We need to understand and learn from Paul this way: He enslaved himself to people in putting aside and not insisting on his own personal rights. He pleased people in putting aside and not insisting on his own personal preferences. However, he never enslaved himself to people to try and please them in putting aside and not insisting on God’s own Gospel.
When Paul cultivated within the context of a culture, his motivation was not to win their approval, but to win their hearts for them to be saved (see again 1 Corinthians 9:19, 22-23; 10:33). So, he never wavered from the one and only way for them to be saved. Paul contextualized the Gospel without changing the Gospel.
Paul was not seeking the affirming, admiring approval of people—only of God in ministering the truth to people, which included how he treated them unselfishly. And he wasn’t trying to please people at all costs—he was living to please Christ at all costs, which meant that, even when facing the cost of persecution, the Gospel was not on the chopping block—that is why his head eventually was.
The Sum of True Worship
We are to be unselfishly flexible when reaching out to people different from us.
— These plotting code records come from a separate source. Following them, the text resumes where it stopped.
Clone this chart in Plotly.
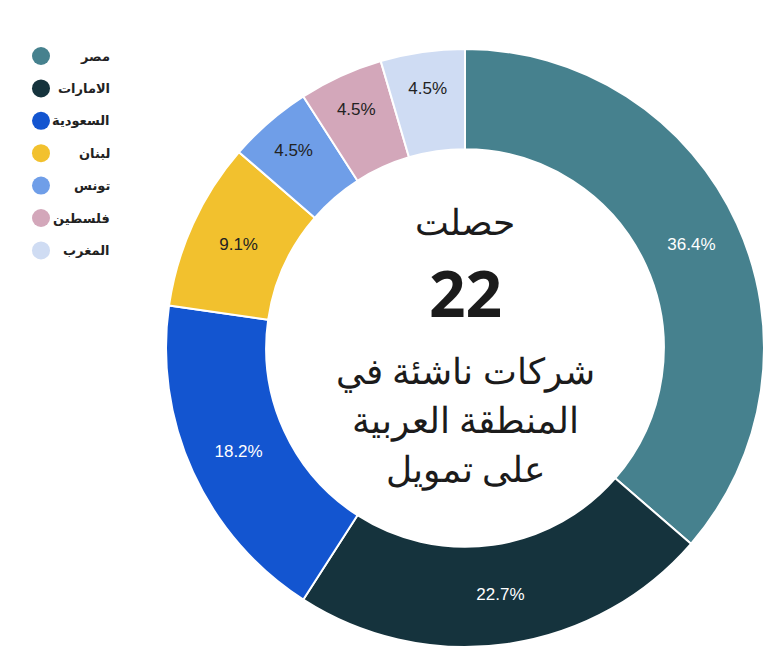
import plotly.graph_objects as go

labels = ["مصر", "الامارات", "السعودية", "لبنان", "تونس", "فلسطين", "المغرب"]
values = [8, 5, 4, 2, 1, 1, 1]
colors = ["#46818e", "#15333d", "#1355d0", "#f2c12e", "#6f9ee8", "#d3a7ba", "#cfdcf3"]
text_colors = ["white", "white", "white", "#222", "#222", "#222", "#222"]

W, H = 776, 648
cx, cy, R = 457, 340, 299

fig = go.Figure(go.Pie(
    labels=labels, values=values, hole=0.665, sort=False, direction="clockwise",
    rotation=0, marker=dict(colors=colors, line=dict(color="white", width=2)),
    texttemplate="%{percent:.1%}", textposition="inside", insidetextorientation="horizontal",
    textfont=dict(color=text_colors, size=17, family="Liberation Sans"),
    showlegend=False,
    domain=dict(x=[(cx - R) / W, (cx + R) / W], y=[(H - cy - R) / H, (H - cy + R) / H]),
))

shapes, ann = [], []
for i, (lab, col) in enumerate(zip(labels, colors)):
    y = 48 + i * 32.4
    shapes.append(dict(type="circle", xref="paper", yref="paper",
                       x0=(33 - 9) / W, x1=(33 + 9) / W, y0=(H - y - 9) / H, y1=(H - y + 9) / H,
                       fillcolor=col, line=dict(width=0)))
    ann.append(dict(x=104 / W, y=(H - y) / H, xref="paper", yref="paper", text="<b>" + lab + "</b>",
                    xanchor="right", yanchor="middle", showarrow=False,
                    font=dict(size=13, color="#222", family="DejaVu Sans")))

center = [("حصلت", 213, 36, False), ("22", 285, 64, True), ("شركات ناشئة في", 362, 36, False),
          ("المنطقة العربية", 411, 36, False), ("على تمويل", 460, 36, False)]
for t, y, s, b in center:
    ann.append(dict(x=cx / W, y=(H - y) / H, xref="paper", yref="paper",
                    text=("<b>%s</b>" % t) if b else t, showarrow=False,
                    xanchor="center", yanchor="middle",
                    font=dict(size=s, color="#1b1b1b", family="Noto Sans")))

fig.update_layout(width=W, height=H, margin=dict(l=0, r=0, t=0, b=0),
                  paper_bgcolor="white", shapes=shapes, annotations=ann)
fig.write_html("out.html")
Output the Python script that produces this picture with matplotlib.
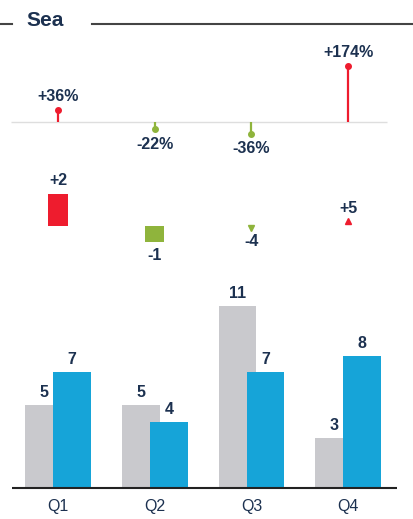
import numpy as np
import matplotlib.pyplot as plt

plt.rcParams['font.family'] = ['Liberation Sans', 'DejaVu Sans']

quarters = ['Q1', 'Q2', 'Q3', 'Q4']
py = [5, 5, 11, 3]
ac = [7, 4, 7, 8]
delta_abs = [2, -1, -4, 5]
delta_pct = [36, -22, -36, 174]
abs_as_bar = [True, True, False, False]   # Q3/Q4 only show a small marker in the original

red = '#ee1c2e'
green = '#8fb43c'
blue = '#16a4d8'
grey = '#c9c9cd'
navy = '#1c3150'
numfont = dict(fontsize=11.5, fontweight='bold', color=navy)

W, H = 414, 519
fig = plt.figure(figsize=(W / 100, H / 100), dpi=100)

def panel(top, bottom):
    ax = fig.add_axes([0, 1 - bottom / H, 1, (bottom - top) / H])
    ax.set_xlim(-0.6, 3.68)
    ax.axis('off')
    return ax

x = np.arange(len(quarters))

# title
fig.text(45 / W, 1 - 20 / H, 'Sea', fontsize=15, fontweight='bold', color=navy,
         ha='center', va='center')
fig.add_artist(plt.Line2D([0, 12 / W], [1 - 24 / H] * 2, color='#444444', lw=1.5))
fig.add_artist(plt.Line2D([92 / W, 1], [1 - 24 / H] * 2, color='#444444', lw=1.5))

# percentage variance (pins)
ax1 = panel(30, 165)
ax1.set_ylim(-134.4, 287.5)
ax1.hlines(0, -0.49, 3.4, color='#dedede', lw=1)
for i, v in enumerate(delta_pct):
    c = red if v > 0 else green
    ax1.vlines(i, 0, v, color=c, lw=1.6)
    ax1.plot(i, v, 'o', color=c, ms=4)
    ax1.annotate(f'{v:+d}%', (i, v), xytext=(0, 10 if v > 0 else -11),
                 textcoords='offset points', ha='center', va='center', **numfont)

# absolute variance
ax2 = panel(170, 270)
ax2.set_ylim(-2.75, 3.5)
for i, v in enumerate(delta_abs):
    c = red if v > 0 else green
    if abs_as_bar[i]:
        ax2.bar(i, v, width=0.2, color=c)
        pos = v
    else:
        pos = 0.3 if v > 0 else -0.12
        ax2.plot(i, pos, '^' if v > 0 else 'v', color=c, ms=4)
    ax2.annotate(f'{v:+d}', (i, pos), xytext=(0, 9.5 if v > 0 else -9.5),
                 textcoords='offset points', ha='center', va='center', **numfont)

# PY / AC bars
ax3 = panel(280, 488)
ax3.set_ylim(0, 12.6)
w = 0.39
ax3.bar(x - 0.145, py, width=w, color=grey)
ax3.bar(x + 0.145, ac, width=w, color=blue)
for i in range(len(quarters)):
    ax3.annotate(str(py[i]), (x[i] - 0.145, py[i]), xytext=(0, 9),
                 textcoords='offset points', ha='center', va='center', **numfont)
    ax3.annotate(str(ac[i]), (x[i] + 0.145, ac[i]), xytext=(0, 9),
                 textcoords='offset points', ha='center', va='center', **numfont)
    ax3.annotate(quarters[i], (x[i], 0), xytext=(0, -13),
                 textcoords='offset points', ha='center', va='center',
                 fontsize=11.5, color=navy, annotation_clip=False)
ax3.hlines(0, -0.476, 3.507, color='#222222', lw=1.5, clip_on=False)

fig.savefig('out.png', dpi=100)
When stepping into their cultures—into their homes, neighborhoods, towns, cities, or countries—we must be willing to lay down our personal identities so that we can identify with them, cultivating relationships with them in their lives in order to cultivate the Gospel into their lives. And that means that, with the truth of the Gospel, we must be unshakably inflexible when reaching out to people who disagree with us. We must be careful, when we are cultivating those relationships, not to cultivate ourselves right into a cult by compromising the truth that, in fact, might cause them to turn away or turn us away. In not compromising, our hope is that God will use His truth to reveal, and turn them to, Himself. In our true worship of Him, we don’t want to abandon Him by abandoning the only way by which others can come to Him in spirit and truth.